Exercise description. Reproduce the data that follows in its entirety, character for character.

## BEGIN Data block

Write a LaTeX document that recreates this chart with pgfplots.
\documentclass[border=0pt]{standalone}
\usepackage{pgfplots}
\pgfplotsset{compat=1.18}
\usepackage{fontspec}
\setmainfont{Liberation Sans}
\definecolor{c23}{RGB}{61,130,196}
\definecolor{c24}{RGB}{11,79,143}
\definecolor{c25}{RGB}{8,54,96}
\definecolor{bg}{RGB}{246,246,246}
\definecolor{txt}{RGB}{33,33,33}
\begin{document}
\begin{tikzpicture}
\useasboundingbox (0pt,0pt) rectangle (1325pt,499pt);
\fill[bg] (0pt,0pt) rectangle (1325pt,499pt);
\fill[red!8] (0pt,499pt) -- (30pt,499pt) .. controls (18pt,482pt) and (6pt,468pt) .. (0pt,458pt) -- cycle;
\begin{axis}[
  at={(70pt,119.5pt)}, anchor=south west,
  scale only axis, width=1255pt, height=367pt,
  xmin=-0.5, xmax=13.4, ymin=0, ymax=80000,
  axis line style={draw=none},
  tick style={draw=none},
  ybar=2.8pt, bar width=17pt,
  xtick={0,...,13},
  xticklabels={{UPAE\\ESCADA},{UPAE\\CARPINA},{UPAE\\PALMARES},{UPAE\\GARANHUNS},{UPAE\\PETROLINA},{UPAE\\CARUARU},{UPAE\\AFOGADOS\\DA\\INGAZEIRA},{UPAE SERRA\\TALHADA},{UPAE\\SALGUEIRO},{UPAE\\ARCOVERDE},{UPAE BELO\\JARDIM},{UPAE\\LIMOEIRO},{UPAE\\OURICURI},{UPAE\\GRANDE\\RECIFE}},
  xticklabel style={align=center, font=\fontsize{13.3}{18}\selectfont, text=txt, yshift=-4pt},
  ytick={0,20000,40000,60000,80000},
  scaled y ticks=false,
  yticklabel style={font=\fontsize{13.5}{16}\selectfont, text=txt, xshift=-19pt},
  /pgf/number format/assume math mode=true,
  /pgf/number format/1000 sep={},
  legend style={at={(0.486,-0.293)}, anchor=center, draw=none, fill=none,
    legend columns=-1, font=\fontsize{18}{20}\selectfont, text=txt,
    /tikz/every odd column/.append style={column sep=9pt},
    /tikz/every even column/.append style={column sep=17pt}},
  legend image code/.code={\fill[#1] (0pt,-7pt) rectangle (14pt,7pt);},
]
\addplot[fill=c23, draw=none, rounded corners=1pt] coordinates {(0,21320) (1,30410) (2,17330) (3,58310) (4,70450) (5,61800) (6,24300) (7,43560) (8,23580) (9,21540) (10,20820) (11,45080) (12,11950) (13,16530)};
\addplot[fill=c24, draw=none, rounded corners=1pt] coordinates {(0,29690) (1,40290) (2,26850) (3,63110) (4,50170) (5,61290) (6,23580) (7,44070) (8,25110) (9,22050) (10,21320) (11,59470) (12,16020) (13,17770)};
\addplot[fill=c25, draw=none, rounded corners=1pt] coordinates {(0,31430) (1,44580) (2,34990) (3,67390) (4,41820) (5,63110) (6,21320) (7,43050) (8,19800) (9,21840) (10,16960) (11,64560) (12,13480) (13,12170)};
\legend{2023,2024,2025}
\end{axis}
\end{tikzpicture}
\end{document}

## END Data block

Task output.
Write a LaTeX document that recreates this chart with pgfplots.
\documentclass[border=0pt]{standalone}
\usepackage{pgfplots}
\pgfplotsset{compat=1.18}
\usepackage{fontspec}
\setmainfont{Liberation Sans}
\definecolor{c23}{RGB}{61,130,196}
\definecolor{c24}{RGB}{11,79,143}
\definecolor{c25}{RGB}{8,54,96}
\definecolor{bg}{RGB}{246,246,246}
\definecolor{txt}{RGB}{33,33,33}
\begin{document}
\begin{tikzpicture}
\useasboundingbox (0pt,0pt) rectangle (1325pt,499pt);
\fill[bg] (0pt,0pt) rectangle (1325pt,499pt);
\fill[red!8] (0pt,499pt) -- (30pt,499pt) .. controls (18pt,482pt) and (6pt,468pt) .. (0pt,458pt) -- cycle;
\begin{axis}[
  at={(70pt,119.5pt)}, anchor=south west,
  scale only axis, width=1255pt, height=367pt,
  xmin=-0.5, xmax=13.4, ymin=0, ymax=80000,
  axis line style={draw=none},
  tick style={draw=none},
  ybar=2.8pt, bar width=17pt,
  xtick={0,...,13},
  xticklabels={{UPAE\\ESCADA},{UPAE\\CARPINA},{UPAE\\PALMARES},{UPAE\\GARANHUNS},{UPAE\\PETROLINA},{UPAE\\CARUARU},{UPAE\\AFOGADOS\\DA\\INGAZEIRA},{UPAE SERRA\\TALHADA},{UPAE\\SALGUEIRO},{UPAE\\ARCOVERDE},{UPAE BELO\\JARDIM},{UPAE\\LIMOEIRO},{UPAE\\OURICURI},{UPAE\\GRANDE\\RECIFE}},
  xticklabel style={align=center, font=\fontsize{13.3}{18}\selectfont, text=txt, yshift=-4pt},
  ytick={0,20000,40000,60000,80000},
  scaled y ticks=false,
  yticklabel style={font=\fontsize{13.5}{16}\selectfont, text=txt, xshift=-19pt},
  /pgf/number format/assume math mode=true,
  /pgf/number format/1000 sep={},
  legend style={at={(0.486,-0.293)}, anchor=center, draw=none, fill=none,
    legend columns=-1, font=\fontsize{18}{20}\selectfont, text=txt,
    /tikz/every odd column/.append style={column sep=9pt},
    /tikz/every even column/.append style={column sep=17pt}},
  legend image code/.code={\fill[#1] (0pt,-7pt) rectangle (14pt,7pt);},
]
\addplot[fill=c23, draw=none, rounded corners=1pt] coordinates {(0,21320) (1,30410) (2,17330) (3,58310) (4,70450) (5,61800) (6,24300) (7,43560) (8,23580) (9,21540) (10,20820) (11,45080) (12,11950) (13,16530)};
\addplot[fill=c24, draw=none, rounded corners=1pt] coordinates {(0,29690) (1,40290) (2,26850) (3,63110) (4,50170) (5,61290) (6,23580) (7,44070) (8,25110) (9,22050) (10,21320) (11,59470) (12,16020) (13,17770)};
\addplot[fill=c25, draw=none, rounded corners=1pt] coordinates {(0,31430) (1,44580) (2,34990) (3,67390) (4,41820) (5,63110) (6,21320) (7,43050) (8,19800) (9,21840) (10,16960) (11,64560) (12,13480) (13,12170)};
\legend{2023,2024,2025}
\end{axis}
\end{tikzpicture}
\end{document}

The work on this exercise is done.